Growing up in regional New South Wales, Cade was labelled as someone with “potential” who didn’t quite apply himself. He was advised to consider alternative plans because he was not seen as likely to achieve the score required for university.
Then his ATAR surprised everyone.
But this conversation is not about proving people wrong. It is about something deeper. It is about how low expectations can shape who we think we are, the influence of a determined mum who believed finishing Year 12 and “getting a ticket” to opportunity mattered, and the teacher who saw something in Cade before he saw it in himself.
And it is about discovering that you are far more capable than any label placed on you.
Today, as a successful entrepreneur and business leader, Cade reflects on growing up first-generation tertiary educated, navigating comparison and self-doubt, and why growth is often uncomfortable but necessary.

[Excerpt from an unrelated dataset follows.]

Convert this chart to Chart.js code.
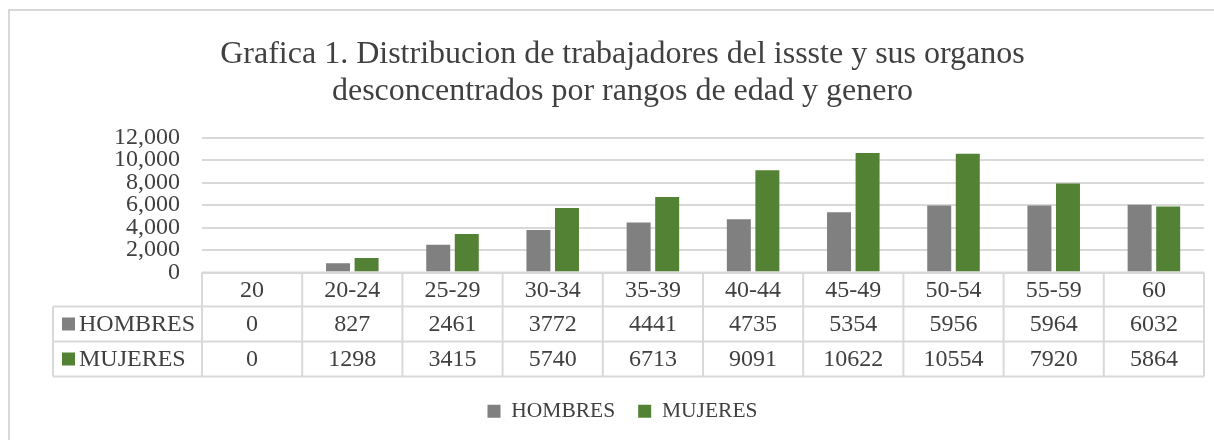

What You’ll Hear in This Episode
• What to do if you or your child has ever been told university may not be realistic
• How to navigate the label “has potential but doesn’t apply themselves” without letting it define identity
• Why finishing Year 12 and “getting a ticket” can mean more than just a score
• What first-generation tertiary education looks like in real life
• How one teacher’s belief can shift a student’s entire trajectory
• Why exam pressure can sometimes reveal strengths you didn’t know you had
• The difference between surviving school and truly understanding how you grow
• How to help young people build resilience without comparison
• Why confidence rarely arrives all at once and often develops years later
• How choosing growth and challenge over comfort builds long-term success
This episode is a powerful reminder that potential is often misread in the moment, and that the trajectory of a life is rarely defined at 18.
One score does not define you, but one sentence of belief can change your whole trajectory.